During this period, the Iranian revolution came to pass and with it new challenges for Kyokushin and its members. Under the new regime, ladies were expelled from many public activities including organized sports. Committed to his belief in the value of women in society and the need for freedom, Kaicho reinstated public Kyokushin practice for women in his headquarters. This public support for women’s freedom subjected Kaicho to much harassment and intimidation from the new regime and its supporters. As a result Kaicho was left without any government support, faced spurious interrogations and, on one occasion, had his headquarters locked and sealed by the authorities. Notwithstanding, Kaicho continued his hard work as was rewarded by having his headquarters featured in the 1994 IKO calendar that was distributed in Japan. It was to be the last official IKO calendar under Sosai Oyama as he passed away that year. Kaicho’s woman’s program grew to be so successful that one of his students (and wife) was allowed to travel to Japan and succeeded in attaining her Third Dan from Sosai Oyama. In accomplishing her promotion, Sensei Farzinzad became the only woman from the Middle East, and one of a handful of women in the world to complete a thirty man kumite – a grueling test in which the candidate has to fight thirty men in a row under the traditional bare knuckle format.
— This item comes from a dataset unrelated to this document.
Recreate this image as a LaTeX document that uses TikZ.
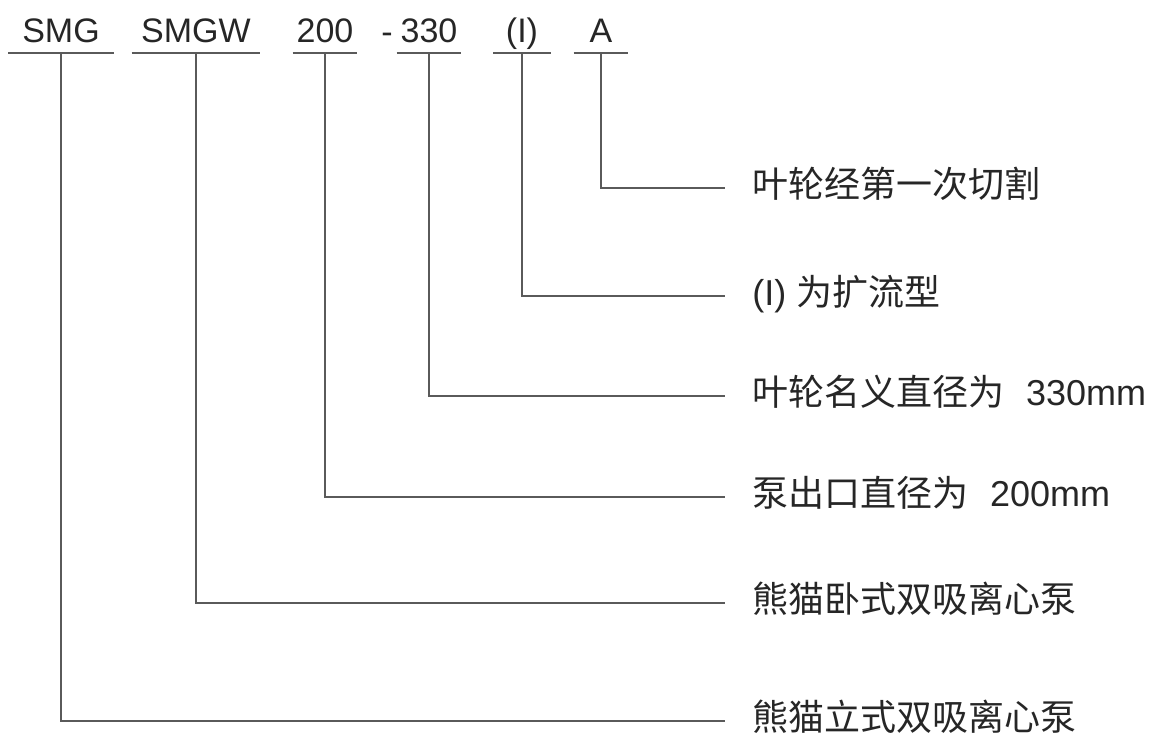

Upon her return to Iran Sensei Farzinzad excelled as an instructor under Kaicho’s supervision and was able to develop and award nine women their black belts. When Kaicho left for the United States, the Iranian Kyokushinkai program under his control had over 8,000 members.
Kaicho cares very much about Kyokushin, and writes The Sword of Truth to express his opinions, concerns and philosophy.
Kaicho in World Martial Arts Hall of Fame
On September 10, 2012 Kaicho was inducted into the World Martial Arts Hall of Fame.
Currently, Kaicho is the director IKU and instructs students in Kyokushin at Avon Karate in Avon, CT. Kaicho is married to Shihan Nahid Farzinzad and has 3 children, all whom have black belts.